## Written exercise
Repeat the lines below exactly as they appear, but leave out the images.

### Available data

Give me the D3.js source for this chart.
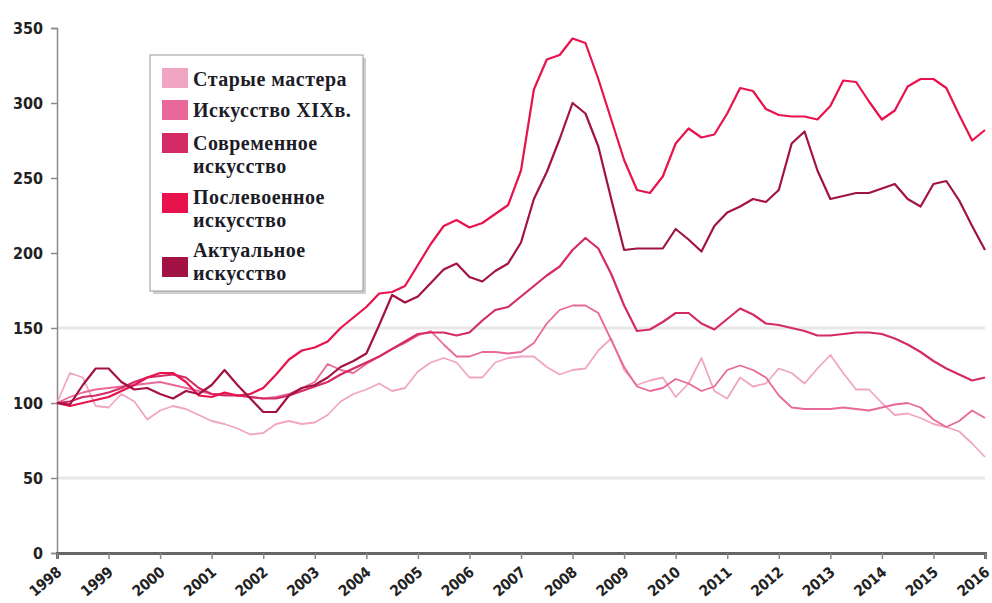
<!DOCTYPE html>
<html lang="ru">
<head>
<meta charset="UTF-8">
<title>Индексы арт-рынка</title>
<script src="https://cdn.jsdelivr.net/npm/d3@7/dist/d3.min.js"></script>
<style>
    body { margin: 0; background: #fff; }
    svg { display: block; }
    .tick text { font-family: "DejaVu Sans Condensed", "DejaVu Sans", sans-serif; font-weight: bold; font-size: 16px; fill: #222; }
    .x-axis .tick text { font-size: 15px; letter-spacing: -0.3px; }
    .legend text { font-family: "Liberation Serif", "Times New Roman", serif; font-weight: bold; font-size: 20px; letter-spacing: 0.5px; fill: #1c1c28; }
</style>
</head>
<body>
<svg id="chart" width="992" height="603"></svg>
<script>
// years on the axis; series are quarterly from 1998 Q1 to 2016 Q1
const years = [1998, 1999, 2000, 2001, 2002, 2003, 2004, 2005, 2006, 2007, 2008, 2009, 2010, 2011, 2012, 2013, 2014, 2015, 2016];
const yTicks = [0, 50, 100, 150, 200, 250, 300, 350];
const gridValues = [50, 150];

const oldMasters = [
    100, 120, 117, 98,  97, 106, 101, 89,  95, 98, 96, 92,  88, 86, 83, 79,
    80, 86, 88, 86,  87, 92, 101, 106,  109, 113, 108, 110,  121, 127, 130, 127,
    117, 117, 127, 130,  131, 131, 124, 119,  122, 123, 135, 143,  122, 112, 115, 117,
    104, 113, 130, 108,  103, 117, 111, 113,  123, 120, 113, 123,  132, 120, 109, 109,
    100, 92, 93, 90,  86, 84, 81, 73,  64
];
const art19 = [
    100, 104, 107, 109,  110, 111, 112, 113,  114, 112, 110, 108,  106, 106, 105, 104,
    103, 104, 106, 110,  114, 126, 122, 120,  126, 131, 136, 140,  145, 148, 139, 131,
    131, 134, 134, 133,  134, 140, 153, 162,  165, 165, 160, 142,  124, 111, 108, 110,
    116, 113, 108, 111,  122, 125, 122, 117,  105, 97, 96, 96,  96, 97, 96, 95,
    97, 99, 100, 97,  89, 84, 88, 95,  90
];
const modern = [
    100, 101, 104, 105,  107, 110, 114, 117,  118, 119, 117, 110,  106, 105, 105, 104,
    103, 103, 105, 108,  111, 114, 119, 123,  127, 131, 136, 141,  146, 147, 147, 145,
    147, 155, 162, 164,  171, 178, 185, 191,  202, 210, 203, 186,  165, 148, 149, 154,
    160, 160, 153, 149,  156, 163, 159, 153,  152, 150, 148, 145,  145, 146, 147, 147,
    146, 143, 139, 134,  128, 123, 119, 115,  117
];
const postWar = [
    100, 98, 100, 102,  104, 108, 112, 117,  120, 120, 114, 105,  104, 107, 105, 106,
    110, 119, 129, 135,  137, 141, 150, 157,  164, 173, 174, 178,  192, 206, 218, 222,
    217, 220, 226, 232,  255, 309, 329, 332,  343, 340, 316, 289,  262, 242, 240, 251,
    273, 283, 277, 279,  293, 310, 308, 296,  292, 291, 291, 289,  298, 315, 314, 301,
    289, 295, 311, 316,  316, 310, 292, 275,  282
];
const contemporary = [
    100, 99, 112, 123,  123, 114, 109, 110,  106, 103, 108, 106,  112, 122, 112, 103,
    94, 94, 105, 110,  112, 117, 124, 128,  133, 152, 172, 167,  171, 180, 189, 193,
    184, 181, 188, 193,  207, 236, 254, 276,  300, 293, 271, 236,  202, 203, 203, 203,
    216, 209, 201, 218,  227, 231, 236, 234,  242, 273, 281, 255,  236, 238, 240, 240,
    243, 246, 236, 231,  246, 248, 235, 218,  202
];

const seriesNames = [["Старые мастера"], ["Искусство XIXв."], ["Современное", "искусство"], ["Послевоенное", "искусство"], ["Актуальное", "искусство"]];
const seriesValues = [oldMasters, art19, modern, postWar, contemporary];
const seriesColors = ["#f0a6c3", "#e8689a", "#d42a66", "#e8124c", "#a31244"];
const seriesWidths = [1.8, 1.8, 2.2, 2.2, 2.2];

const svg = d3.select("#chart");
const margin = { top: 28, right: 7, bottom: 50, left: 57 };
const width = 992, height = 603;

const x = d3.scaleLinear().domain([1998, 2016]).range([margin.left, width - margin.right]);
const y = d3.scaleLinear().domain([0, 350]).range([height - margin.bottom, margin.top]);

// light grid lines
svg.append("g")
    .selectAll("line")
    .data(gridValues)
    .join("line")
    .attr("x1", margin.left)
    .attr("x2", width - margin.right)
    .attr("y1", d => y(d))
    .attr("y2", d => y(d))
    .attr("stroke", "#e8e8e8")
    .attr("stroke-width", 3);

// y axis
const yAxis = svg.append("g")
    .attr("transform", `translate(${margin.left},0)`)
    .call(d3.axisLeft(y).tickValues(yTicks).tickSize(6).tickPadding(8).tickFormat(d3.format("d")));
yAxis.select(".domain").attr("stroke", "#8a8a8a").attr("stroke-width", 1.5);
yAxis.selectAll(".tick line").attr("stroke", "#8a8a8a").attr("stroke-width", 1.5);
yAxis.selectAll(".tick text").attr("dy", "0.36em");

// lines
const line = d3.line()
    .x((d, i) => x(1998 + i / 4))
    .y(d => y(d));

svg.append("g")
    .selectAll("path")
    .data(seriesValues)
    .join("path")
    .attr("fill", "none")
    .attr("stroke", (d, i) => seriesColors[i])
    .attr("stroke-width", (d, i) => seriesWidths[i])
    .attr("stroke-linejoin", "round")
    .attr("d", line);

// x axis
const xAxis = svg.append("g")
    .attr("class", "x-axis")
    .attr("transform", `translate(0,${height - margin.bottom})`)
    .call(d3.axisBottom(x).tickValues(years).tickSize(6).tickFormat(d3.format("d")));
xAxis.select(".domain").attr("stroke", "#666").attr("stroke-width", 3);
xAxis.selectAll(".tick line").attr("stroke", "#888").attr("stroke-width", 1.5);
xAxis.selectAll(".tick text")
    .attr("text-anchor", "end")
    .attr("dy", null)
    .attr("y", null)
    .attr("transform", "translate(5,21) rotate(-40)");

// legend
const legend = svg.append("g").attr("class", "legend");
const lx = 150, ly = 55, lw = 213, lh = 236;
legend.append("rect")
    .attr("x", lx + 3).attr("y", ly + 3).attr("width", lw).attr("height", lh)
    .attr("fill", "#cfcfcf");
legend.append("rect")
    .attr("x", lx).attr("y", ly).attr("width", lw).attr("height", lh)
    .attr("fill", "#fff").attr("stroke", "#9a9a9a").attr("stroke-width", 1);

const swatchTops = [68, 100, 133, 193, 257];
const textTops = [86, 117, 150, 204, 257];
seriesNames.forEach((names, i) => {
    legend.append("rect")
        .attr("x", 162).attr("y", swatchTops[i])
        .attr("width", 26).attr("height", 20)
        .attr("fill", seriesColors[i]);
    const t = legend.append("text").attr("x", 193).attr("y", textTops[i]);
    names.forEach((n, j) => {
        t.append("tspan").attr("x", 193).attr("dy", j === 0 ? 0 : 23).text(n);
    });
});
</script>
</body>
</html>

######

## Output of the exercise
Give me the D3.js source for this chart.
<!DOCTYPE html>
<html lang="ru">
<head>
<meta charset="UTF-8">
<title>Индексы арт-рынка</title>
<script src="https://cdn.jsdelivr.net/npm/d3@7/dist/d3.min.js"></script>
<style>
    body { margin: 0; background: #fff; }
    svg { display: block; }
    .tick text { font-family: "DejaVu Sans Condensed", "DejaVu Sans", sans-serif; font-weight: bold; font-size: 16px; fill: #222; }
    .x-axis .tick text { font-size: 15px; letter-spacing: -0.3px; }
    .legend text { font-family: "Liberation Serif", "Times New Roman", serif; font-weight: bold; font-size: 20px; letter-spacing: 0.5px; fill: #1c1c28; }
</style>
</head>
<body>
<svg id="chart" width="992" height="603"></svg>
<script>
// years on the axis; series are quarterly from 1998 Q1 to 2016 Q1
const years = [1998, 1999, 2000, 2001, 2002, 2003, 2004, 2005, 2006, 2007, 2008, 2009, 2010, 2011, 2012, 2013, 2014, 2015, 2016];
const yTicks = [0, 50, 100, 150, 200, 250, 300, 350];
const gridValues = [50, 150];

const oldMasters = [
    100, 120, 117, 98,  97, 106, 101, 89,  95, 98, 96, 92,  88, 86, 83, 79,
    80, 86, 88, 86,  87, 92, 101, 106,  109, 113, 108, 110,  121, 127, 130, 127,
    117, 117, 127, 130,  131, 131, 124, 119,  122, 123, 135, 143,  122, 112, 115, 117,
    104, 113, 130, 108,  103, 117, 111, 113,  123, 120, 113, 123,  132, 120, 109, 109,
    100, 92, 93, 90,  86, 84, 81, 73,  64
];
const art19 = [
    100, 104, 107, 109,  110, 111, 112, 113,  114, 112, 110, 108,  106, 106, 105, 104,
    103, 104, 106, 110,  114, 126, 122, 120,  126, 131, 136, 140,  145, 148, 139, 131,
    131, 134, 134, 133,  134, 140, 153, 162,  165, 165, 160, 142,  124, 111, 108, 110,
    116, 113, 108, 111,  122, 125, 122, 117,  105, 97, 96, 96,  96, 97, 96, 95,
    97, 99, 100, 97,  89, 84, 88, 95,  90
];
const modern = [
    100, 101, 104, 105,  107, 110, 114, 117,  118, 119, 117, 110,  106, 105, 105, 104,
    103, 103, 105, 108,  111, 114, 119, 123,  127, 131, 136, 141,  146, 147, 147, 145,
    147, 155, 162, 164,  171, 178, 185, 191,  202, 210, 203, 186,  165, 148, 149, 154,
    160, 160, 153, 149,  156, 163, 159, 153,  152, 150, 148, 145,  145, 146, 147, 147,
    146, 143, 139, 134,  128, 123, 119, 115,  117
];
const postWar = [
    100, 98, 100, 102,  104, 108, 112, 117,  120, 120, 114, 105,  104, 107, 105, 106,
    110, 119, 129, 135,  137, 141, 150, 157,  164, 173, 174, 178,  192, 206, 218, 222,
    217, 220, 226, 232,  255, 309, 329, 332,  343, 340, 316, 289,  262, 242, 240, 251,
    273, 283, 277, 279,  293, 310, 308, 296,  292, 291, 291, 289,  298, 315, 314, 301,
    289, 295, 311, 316,  316, 310, 292, 275,  282
];
const contemporary = [
    100, 99, 112, 123,  123, 114, 109, 110,  106, 103, 108, 106,  112, 122, 112, 103,
    94, 94, 105, 110,  112, 117, 124, 128,  133, 152, 172, 167,  171, 180, 189, 193,
    184, 181, 188, 193,  207, 236, 254, 276,  300, 293, 271, 236,  202, 203, 203, 203,
    216, 209, 201, 218,  227, 231, 236, 234,  242, 273, 281, 255,  236, 238, 240, 240,
    243, 246, 236, 231,  246, 248, 235, 218,  202
];

const seriesNames = [["Старые мастера"], ["Искусство XIXв."], ["Современное", "искусство"], ["Послевоенное", "искусство"], ["Актуальное", "искусство"]];
const seriesValues = [oldMasters, art19, modern, postWar, contemporary];
const seriesColors = ["#f0a6c3", "#e8689a", "#d42a66", "#e8124c", "#a31244"];
const seriesWidths = [1.8, 1.8, 2.2, 2.2, 2.2];

const svg = d3.select("#chart");
const margin = { top: 28, right: 7, bottom: 50, left: 57 };
const width = 992, height = 603;

const x = d3.scaleLinear().domain([1998, 2016]).range([margin.left, width - margin.right]);
const y = d3.scaleLinear().domain([0, 350]).range([height - margin.bottom, margin.top]);

// light grid lines
svg.append("g")
    .selectAll("line")
    .data(gridValues)
    .join("line")
    .attr("x1", margin.left)
    .attr("x2", width - margin.right)
    .attr("y1", d => y(d))
    .attr("y2", d => y(d))
    .attr("stroke", "#e8e8e8")
    .attr("stroke-width", 3);

// y axis
const yAxis = svg.append("g")
    .attr("transform", `translate(${margin.left},0)`)
    .call(d3.axisLeft(y).tickValues(yTicks).tickSize(6).tickPadding(8).tickFormat(d3.format("d")));
yAxis.select(".domain").attr("stroke", "#8a8a8a").attr("stroke-width", 1.5);
yAxis.selectAll(".tick line").attr("stroke", "#8a8a8a").attr("stroke-width", 1.5);
yAxis.selectAll(".tick text").attr("dy", "0.36em");

// lines
const line = d3.line()
    .x((d, i) => x(1998 + i / 4))
    .y(d => y(d));

svg.append("g")
    .selectAll("path")
    .data(seriesValues)
    .join("path")
    .attr("fill", "none")
    .attr("stroke", (d, i) => seriesColors[i])
    .attr("stroke-width", (d, i) => seriesWidths[i])
    .attr("stroke-linejoin", "round")
    .attr("d", line);

// x axis
const xAxis = svg.append("g")
    .attr("class", "x-axis")
    .attr("transform", `translate(0,${height - margin.bottom})`)
    .call(d3.axisBottom(x).tickValues(years).tickSize(6).tickFormat(d3.format("d")));
xAxis.select(".domain").attr("stroke", "#666").attr("stroke-width", 3);
xAxis.selectAll(".tick line").attr("stroke", "#888").attr("stroke-width", 1.5);
xAxis.selectAll(".tick text")
    .attr("text-anchor", "end")
    .attr("dy", null)
    .attr("y", null)
    .attr("transform", "translate(5,21) rotate(-40)");

// legend
const legend = svg.append("g").attr("class", "legend");
const lx = 150, ly = 55, lw = 213, lh = 236;
legend.append("rect")
    .attr("x", lx + 3).attr("y", ly + 3).attr("width", lw).attr("height", lh)
    .attr("fill", "#cfcfcf");
legend.append("rect")
    .attr("x", lx).attr("y", ly).attr("width", lw).attr("height", lh)
    .attr("fill", "#fff").attr("stroke", "#9a9a9a").attr("stroke-width", 1);

const swatchTops = [68, 100, 133, 193, 257];
const textTops = [86, 117, 150, 204, 257];
seriesNames.forEach((names, i) => {
    legend.append("rect")
        .attr("x", 162).attr("y", swatchTops[i])
        .attr("width", 26).attr("height", 20)
        .attr("fill", seriesColors[i]);
    const t = legend.append("text").attr("x", 193).attr("y", textTops[i]);
    names.forEach((n, j) => {
        t.append("tspan").attr("x", 193).attr("dy", j === 0 ? 0 : 23).text(n);
    });
});
</script>
</body>
</html>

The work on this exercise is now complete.